“The steadfast love of the Lord never ceases;
His mercies never come to an end;
They are new every morning;
Great is your faithfulness.”
Hello… My name is Alyson… and I’m a sinner. I have a lifelong addiction to downing myself, to doubting my identity as a loved child of God, and doubting my ability to be a loving wife and mother and daughter and friend and sister. But I’m trying, and maybe I’m starting to hang on to the truth a little tighter than I used to. My recovery road has been a series of little deaths and resurrections (OK, some were big), but I’m still walking and working it out.
Now that I’ve made that clear, I feel OK about addressing the drama that erupted last week over the Duggar family.
Sin, defined by The Free Dictionary as “something regarded as being shameful, deplorable, or utterly wrong”, is embarrassing. Hiding sin is my natural, automated response. It is also the natural inclination of others to hide their sin. And our mutual deception creates a codependent cycle of repression that is rather hard to dismantle.
I spot a lovely, put-together lady at church and know she probably has her own crap hidden under there, but what if… what if she doesn’t really – not like me? And I don’t go around publicly advertising my latest follies, so maybe she wonders the same thing about me. Even if the 2 of us can be honest, we will never understand each other’s sin completely.
Sometimes we are just prideful, but often it is fear of exposure that sets us up to look like hypocrites. In desperate deflection we cast our vitriol upon the sins of the world while hiding our own. We don’t see it this way because we go to our small group or Sunday school class and readily admit to “sinning” and “struggle” and the “redemptive work of the Spirit”.
We skirt the edges of the abyss just close enough to feel sort of honest and humble. But there are a lot of things we don’t say, things like:
- I lied to my best friend yesterday.
- I was rude to the sweet, slow girl that checked me out at Wal-Mart because I was going to be late to my nail appointment.
- I looked at porn on my computer in the converted attic office most of the night and I can’t stop.
- I drank an entire bottle of wine – in an hour – and woke up drooling on the couch at 4 in the morning.
- I got so mad at my kid that I called her stupid and slapped her face.
- When my kids go to school on Mondays, I lay on the couch and watch Real Housewives from Anywhere until they get back home.
- I cheated on my History exam, again, and then my parents paid me for making all A’s.
- I fit in these skinny jeans because I sneak upstairs and throw up my dinner every night.
- Sometimes I feel so dark inside my heart that the idea that a good God created me seems ridiculous.
Most of the confessions I listed above are actual words Jesus-claiming people have confessed to me privately, and some of their struggles cut me to the quick because they rattle memories in the corners of my own heart (and I could add some other whoppers of my own to the list). These conversations usually contain another confession: “I’ve never told anyone that before.” Well, duh!
“Knowing your own darkness is the best method for dealing with the darknesses of other people.” -Carl Jung
I am NOT saying we should climb to the rooftops and holler out our private list of horrid crimes.
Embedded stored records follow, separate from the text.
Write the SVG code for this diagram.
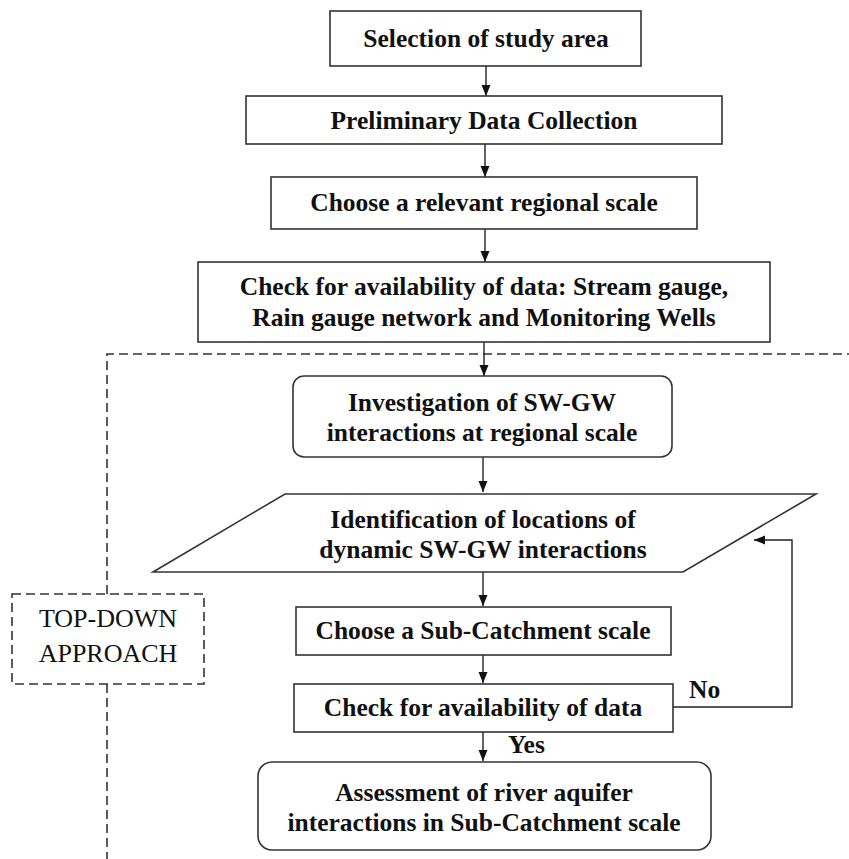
<svg xmlns="http://www.w3.org/2000/svg" width="849" height="859" viewBox="0 0 849 859">
  <style>
    .box { fill: #ffffff; stroke: #333333; stroke-width: 1.6; }
    .lbl { font-family: "Liberation Serif", "Times New Roman", serif; font-size: 25.5px; font-weight: bold; fill: #111111; text-anchor: middle; }
    .note { font-family: "Liberation Serif", "Times New Roman", serif; font-size: 25.5px; font-weight: bold; fill: #111111; }
    .plain { font-family: "Liberation Serif", "Times New Roman", serif; font-size: 26px; fill: #111111; text-anchor: middle; }
    .dash { fill: none; stroke: #333333; stroke-width: 1.6; stroke-dasharray: 9 5; }
    .link { fill: none; stroke: #222222; stroke-width: 1.4; }
  </style>
  <defs>
    <marker id="arrow" viewBox="0 0 11 10" refX="11" refY="5" markerWidth="11" markerHeight="10" markerUnits="userSpaceOnUse" orient="auto">
      <path d="M0,0.5 L11,5 L0,9.5 z" fill="#111111"/>
    </marker>
  </defs>

  <rect width="849" height="859" fill="#ffffff"/>

  <!-- top-down approach frame (dashed) -->
  <g id="approach-frame">
    <path class="dash" d="M107,684 V859"/>
    <path class="dash" d="M107,594 V354 H849"/>
  </g>
  <g id="top-down">
    <rect class="dash" x="12" y="594" width="192" height="90"/>
    <text class="plain" x="108" y="627">TOP-DOWN</text>
    <text class="plain" x="108" y="662">APPROACH</text>
  </g>

  <!-- connectors -->
  <g id="connectors">
    <path class="link" d="M486,66 V96" marker-end="url(#arrow)"/>
    <path class="link" d="M485,144 V177" marker-end="url(#arrow)"/>
    <path class="link" d="M485,229 V262" marker-end="url(#arrow)"/>
    <path class="link" d="M484,342 V376" marker-end="url(#arrow)"/>
    <path class="link" d="M483,457 V492" marker-end="url(#arrow)"/>
    <path class="link" d="M483,572 V606" marker-end="url(#arrow)"/>
    <path class="link" d="M483,655 V683" marker-end="url(#arrow)"/>
    <path class="link" d="M483,732 V761" marker-end="url(#arrow)"/>
    <path class="link" d="M673,707 H792 V540 H754" marker-end="url(#arrow)"/>
    <text class="note" x="689" y="698">No</text>
    <text class="note" x="508" y="753">Yes</text>
  </g>

  <g id="selection">
    <rect class="box" x="330" y="11" width="311" height="55"/>
    <text class="lbl" x="486" y="47">Selection of study area</text>
  </g>
  <g id="preliminary">
    <rect class="box" x="246" y="96" width="476" height="48"/>
    <text class="lbl" x="484" y="129">Preliminary Data Collection</text>
  </g>
  <g id="regional-scale">
    <rect class="box" x="271" y="177" width="426" height="52"/>
    <text class="lbl" x="484" y="211">Choose a relevant regional scale</text>
  </g>
  <g id="data-check">
    <rect class="box" x="198" y="262" width="572" height="80"/>
    <text class="lbl" x="484" y="295">Check for availability of data: Stream gauge,</text>
    <text class="lbl" x="484" y="326">Rain gauge network and Monitoring Wells</text>
  </g>
  <g id="investigation">
    <rect class="box" x="293" y="376" width="379" height="81" rx="11"/>
    <text class="lbl" x="482" y="411">Investigation of SW-GW</text>
    <text class="lbl" x="482" y="441">interactions at regional scale</text>
  </g>
  <g id="identification">
    <polygon class="box" points="285,494 816,494 683,572 153,572"/>
    <text class="lbl" x="483" y="528">Identification of locations of</text>
    <text class="lbl" x="483" y="558">dynamic SW-GW interactions</text>
  </g>
  <g id="sub-catchment">
    <rect class="box" x="296" y="607" width="375" height="48"/>
    <text class="lbl" x="483" y="639">Choose a Sub-Catchment scale</text>
  </g>
  <g id="sub-data-check">
    <rect class="box" x="294" y="684" width="379" height="48"/>
    <text class="lbl" x="483" y="716">Check for availability of data</text>
  </g>
  <g id="assessment">
    <rect class="box" x="258" y="762" width="453" height="88" rx="14"/>
    <text class="lbl" x="484" y="801">Assessment of river aquifer</text>
    <text class="lbl" x="484" y="831">interactions in Sub-Catchment scale</text>
  </g>
</svg>
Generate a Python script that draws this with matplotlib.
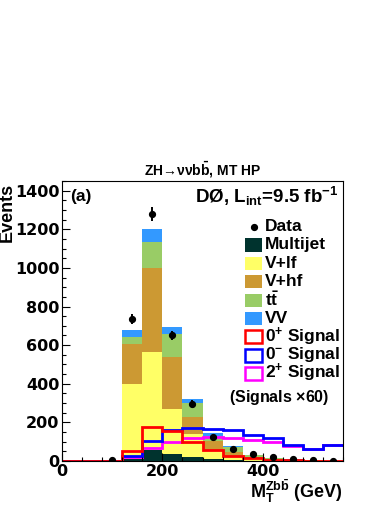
"""
ZH -> nunu bb, MT HP: transverse mass of the Zbb system, stacked backgrounds
"""

import numpy as np
import matplotlib

matplotlib.use("Agg")
import matplotlib.pyplot as plt
from matplotlib.patches import Rectangle

plt.rcParams["font.family"] = ["Liberation Sans", "DejaVu Sans"]
plt.rcParams["font.weight"] = "bold"
plt.rcParams["mathtext.fontset"] = "custom"
plt.rcParams["mathtext.rm"] = "Liberation Sans:bold"
plt.rcParams["mathtext.it"] = "Liberation Sans:bold"
plt.rcParams["mathtext.bf"] = "Liberation Sans:bold"

# bin edges in GeV (40 GeV bins)
bin_edges = [0, 40, 80, 120, 160, 200, 240, 280, 320, 360, 400, 440, 480, 520, 560]

# backgrounds, stacked from bottom
multijet = [0, 0, 0.5, 12, 57, 35, 22, 12, 5, 2, 1, 0.5, 0.3, 0.2]
v_lf = [0, 0, 1, 387, 510, 235, 118, 45, 21, 8, 4, 2, 1, 0.5]
v_hf = [0, 0, 0.5, 207, 433, 266, 88, 48, 22, 12, 5, 3, 1.5, 0.8]
ttbar = [0, 0, 0, 38, 135, 122, 71, 26, 23, 7, 4, 2, 1, 0.5]
diboson = [0, 0, 0.3, 35, 68, 38, 21, 12, 8, 3, 1, 0.5, 0.3, 0.2]

# data
data = [0, 0, 5, 735, 1280, 650, 297, 126, 61, 36, 22, 9, 5, 2]
data_err = [0, 0, 2, 27, 36, 25, 17, 11, 8, 6, 5, 3, 2, 1.4]

# signals (x60)
sig_0p = [0, 0, 0, 53, 176, 154, 97, 57, 27, 13, 5, 3, 2, 1]
sig_0m = [0, 0, 0, 26, 103, 162, 172, 168, 159, 135, 118, 83, 61, 83]
sig_2p = [0, 0, 0, 19, 68, 100, 118, 124, 118, 109, 100, 80, 61, 83]

bkg_names = ["Multijet", "V+lf", "V+hf", r"$\mathrm{t\bar{t}}$", "VV"]
bkg_colors = ["#00332e", "#ffff66", "#cc9933", "#99cc66", "#3399ff"]
sig_names = [r"0$^{+}$ Signal", r"0$^{\mathrm{-}}$ Signal", r"2$^{+}$ Signal"]
sig_colors = ["#ff0000", "#0000ff", "#ff00ff"]

fig = plt.figure(figsize=(3.9, 5.05), dpi=100)
ax = fig.add_axes([62 / 390, 1 - 461 / 505, 281 / 390, 280 / 505])

edges = np.array(bin_edges, dtype=float)
widths = np.diff(edges)
bottom = np.zeros(len(widths))
for vals, col in zip([multijet, v_lf, v_hf, ttbar, diboson], bkg_colors):
    vals = np.array(vals, dtype=float)
    ax.bar(edges[:-1], vals, width=widths, bottom=bottom, align="edge",
           color=col, linewidth=0)
    bottom += vals

for vals, col in zip([sig_2p, sig_0m, sig_0p], sig_colors[::-1]):
    ax.stairs(vals, edges, color=col, linewidth=2, baseline=None)

centers = 0.5 * (edges[:-1] + edges[1:])
d = np.array(data, dtype=float)
mask = d > 0
ax.errorbar(centers[mask], d[mask], yerr=np.array(data_err)[mask], fmt="o",
            color="k", ms=4.2, elinewidth=1.4, capsize=0, zorder=5)

ax.set_xlim(0, 560)
ax.set_ylim(0, 1450)
ax.set_xticks([0, 200, 400])
ax.set_xticks(np.arange(0, 561, 40), minor=True)
ax.set_yticks(np.arange(0, 1401, 200))
ax.set_yticks(np.arange(0, 1451, 50), minor=True)
ax.tick_params(which="both", direction="in", top=False, right=False)
ax.tick_params(which="major", length=6, width=0.8, pad=2)
ax.tick_params(which="minor", length=3, width=0.8)
for lab in ax.get_xticklabels() + ax.get_yticklabels():
    lab.set_fontfamily("DejaVu Sans")
    lab.set_fontweight("bold")
    lab.set_fontsize(11.5)
for sp in ax.spines.values():
    sp.set_linewidth(0.8)

ax.set_ylabel("Events", fontsize=13, fontweight="bold", loc="top", labelpad=0)
ax.yaxis.set_label_coords(-0.165, 0.995)
ax.set_xlabel(r"M$_{\mathrm{T}}^{\mathrm{Zb\bar{b}}}$ (GeV)", fontsize=13,
              fontweight="bold", loc="right", labelpad=-1.5)

fig.text(0.52, 1 - 170 / 505, "ZH→ννb" + r"$\mathrm{\bar{b}}$, MT HP",
         ha="center", va="center", fontsize=10, fontweight="bold")
ax.text(0.03, 0.945, "(a)", transform=ax.transAxes, fontsize=12.5,
        fontweight="bold", va="center")
ax.text(0.985, 0.945, r"DØ, L$_{\mathrm{int}}$=9.5 fb$^{\mathrm{-1}}$",
        transform=ax.transAxes, fontsize=13.5, fontweight="bold",
        ha="right", va="center")

# legend drawn by hand
row_y = [226.7, 245, 263.3, 281.6, 300, 318.3, 336.6, 355, 373.3]
box_x0, box_x1 = (245 - 62) / 281, (261.7 - 62) / 281
text_x = (265 - 62) / 281
box_h = 13 / 280


def to_ax(ypix):
    return (461 - ypix) / 280


ax.plot([(254 - 62) / 281], [to_ax(row_y[0])], "o", color="k", ms=4.2,
        transform=ax.transAxes, clip_on=False)
ax.text(text_x, to_ax(row_y[0]), "Data", transform=ax.transAxes,
        fontsize=12.5, fontweight="bold", va="center")
for i, (name, col) in enumerate(zip(bkg_names, bkg_colors)):
    yc = to_ax(row_y[i + 1])
    ax.add_patch(Rectangle((box_x0, yc - box_h / 2), box_x1 - box_x0, box_h,
                           facecolor=col, edgecolor=col, linewidth=0,
                           transform=ax.transAxes, clip_on=False))
    ax.text(text_x, yc, name, transform=ax.transAxes, fontsize=12.5,
            fontweight="bold", va="center")
for i, (name, col) in enumerate(zip(sig_names, sig_colors)):
    yc = to_ax(row_y[i + 6])
    ax.add_patch(Rectangle((box_x0, yc - box_h / 2), box_x1 - box_x0, box_h,
                           facecolor="white", edgecolor=col, linewidth=1.8,
                           transform=ax.transAxes, clip_on=False, zorder=6))
    ax.text(text_x, yc, name, transform=ax.transAxes, fontsize=12.5,
            fontweight="bold", va="center")
ax.text((279 - 62) / 281, to_ax(397.3), r"(Signals $\times$60)",
        transform=ax.transAxes, fontsize=11.5, fontweight="bold",
        ha="center", va="center")

fig.savefig("out.png", dpi=100)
On the other hand, I would not go on a lecture tour for tweens lecturing them about self-esteem and identity without framing it within my own struggles. Part of what the media is going ape-crazy about is that a family (and a T.V. network) created an image around a ideal that was incomplete in it’s depiction to say the least.
Sometimes we find a place of spiritual strength in authentic, humble confession and fellowship. Other times we are shown on camera in our matching clothes, with the answers to life, with a superior system of living, with our happy face on and the appearance of deep community…
Until we’re not, until we are found out – and WE COULD ALL BE FOUND OUT! And then it is very confusing – and sometimes strangely comforting – to the people not in our corner of the world. They knew all along that it was not possible – not human – to be this “good”. When they do their victory dance around the fallen, it is to affirm that they are not alone, that they are not the only lost ones.
And now – here is how we fix it all… Just kidding. This cycle is not going anywhere until the end of days and that’s the truth.
I don’t have a solution – to the Duggars, to fallen pastors, exposed conservative politicians, lustful teachers, or run-of-the-mill screwups like myself. But I do have an answer – and that is GRACE.
It is the only thing. And if we are intimate with God’s grace, we can extend the real thing to others. We cannot expect grace for our stumblings from a desperate world, but we can and we should expect this kind of grace from ourselves.
The grace of God has astonished me. At times its presence has been downright unbearable. In spite some profound spiritual experiences, I can still become immune to its healing sting. I hope grace will continue to haunt me and to shock me to my senses when I lose my way – or whisper a reminder when I’m rocking along and come across a fellow struggler in the thick of it.
Grace to the fallen and the exposed. Grace to the prideful. Grace to the judgers. Grace to me, and grace to you.